Впоследствии мы на наших экранах не просто увидели характерные кадры литейного

цеха, но следили за Чешковым как бы глазами нережцев.

 

Другой фильм мы снимали о Лиде и их сынишке Алешке. Он состоял из блиц-кадров о

разных моментах их прошлой жизни. Вот Лида — нежная, ласковая; вот она в порыве

отчаяния что-то страстно и горько говорит Чешкову; вот она замкнутая,

отчужденная и бесконечно грустная; вот играет с ним и сыном в снежки, хохочет; а

вот она в плавательном бассейне с Манагаровым; и вот ее везут мертвую по белому



больничному коридору. Каждый кадр строился как увиденный Чешковым или в прямом

общении с ним, находящимся за кадром.

 

Те и другие кинокадры сыграли большую роль в спектакле. Абстрактному оформлению

спектакля зарисовки завода придали конкретность и узнаваемость, хотя лишь

обозначенную, но толкающую зрительское воображение. А кадры о Лиде восполнили

пробел в личной линии Чешкова. Она приобрела драматизм и человеческую теплоту,

тем более, что снявшаяся в роли Лиды артистка Г. Баянова сыграла эти фрагменты

искренне и содержательно, а ее миловидность и обаяние помогли многое

расшифровать в переживаемой Чешковым драме.

 

Работа с Р. П. Акоповым была для меня радостной.
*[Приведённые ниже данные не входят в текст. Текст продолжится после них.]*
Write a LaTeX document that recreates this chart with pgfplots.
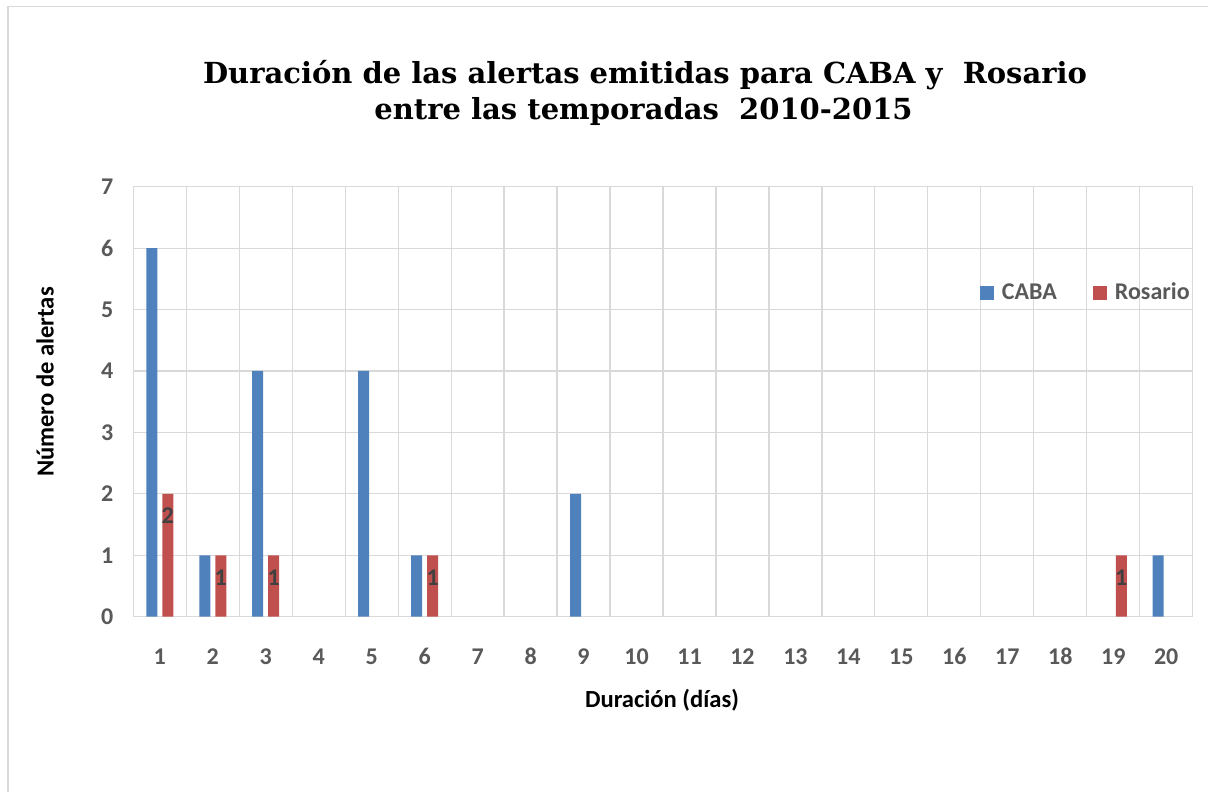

Я был доволен и результатом ее,

и тем, что она поистине может быть примером творческого содружества режиссера и

художника, где один дополняет и обогащает другого.

 

Еще раз мне довелось встретиться с Р. П. Акоповым в работе над спектаклем «Жизнь

прожить…» по пьесе, написанной мною совместно с Н. Ф. Корсуновым. И снова в

превосходной атмосфере сотворчества нам удалось найти выразительное и совершенно

неожиданное решение образа спектакля.

 

А теперь маленькая картонка с ошеломившим меня эскизом висит у меня на стене, и,

глядя на нее, всякий раз я тепло вспоминаю о нашем творческом союзе.

 

Да, по-разному бывает. Бывает и так, что работа с художником не увенчивается

образным решением и сводится лишь к решению планировочных и технических задач.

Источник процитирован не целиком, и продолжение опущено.